Let $a_n = \int\limits_{0}^{n} e^{-x^4} dx$. Does $\{ a_n \}_{n \rightarrow \infty}$ converge?
$\{ a_n \} =\{ \int\limits_{0}^{1} e^{-x^4} dx, \int\limits_{0}^{2} e^{-x^4} dx, ..., \int\limits_{0}^{\infty} e^{-x^4} dx \}$
So we need need only to check that the definite integral
$\int\limits_{0}^{\infty} e^{-x^4} dx$ converges
By using Wolfram Alpha,
$\int\limits_{0}^{\infty} e^{-x^4} dx \} = \Gamma \left( \frac54 \right) \approx 0.906402$
where $\Gamma$ is the Gamma function
Therefore $\{ a_n \}$ converges, to $\Gamma \left( \frac54 \right)$.
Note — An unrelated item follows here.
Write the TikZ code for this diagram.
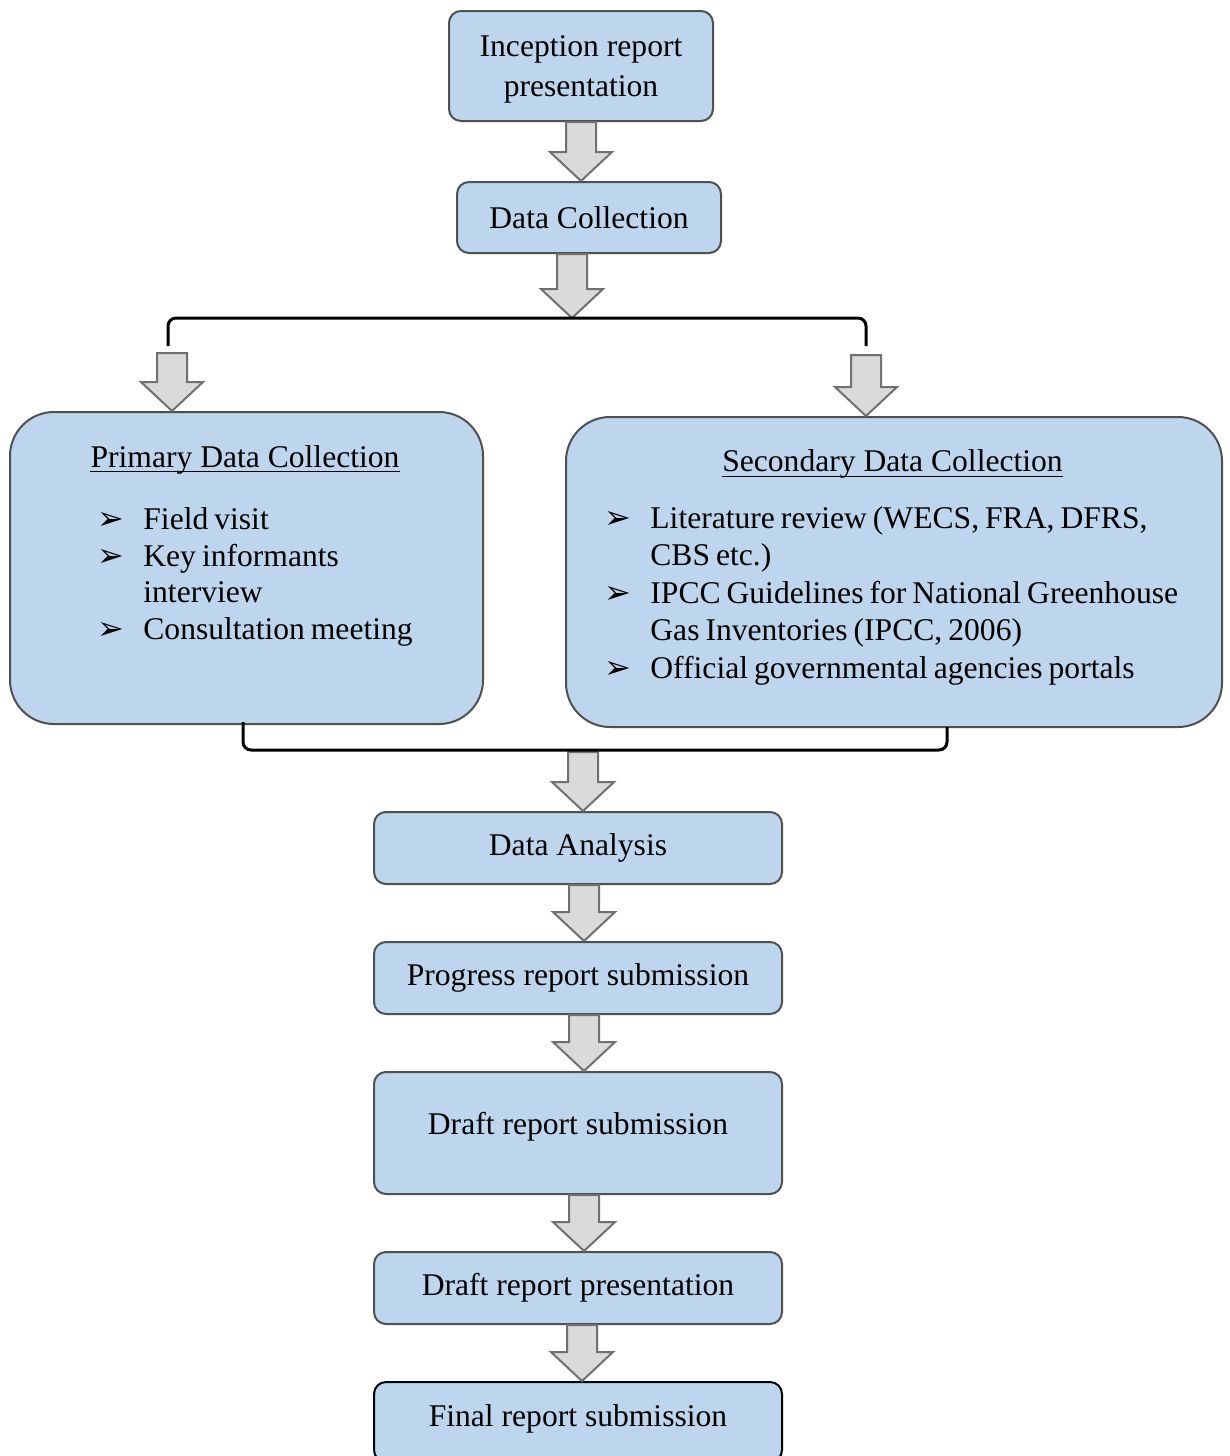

But what if I can't use Wolfram Alpha? How can I solve for this integration by hand? Sorry if this makes me look stupid, I don't recall learning any techniques from Calculus that can help me solve this integration.
Thanks in advance!
Answer
We do not need an explicit expression to show that an improper integral converges.
The sequence $(a_n)$ is obviously increasing. It is bounded above by $\int_0^1 e^{-x^4}\,dx+\int_1^\infty e^{-x}\,dx$. To be explicit, the first integral is less than $1$, and the second is $e^{-1}$, so the sequence $(a_n)$ is bounded above by $1+e^{-1}$.
Any increasing sequence which is bounded above converges.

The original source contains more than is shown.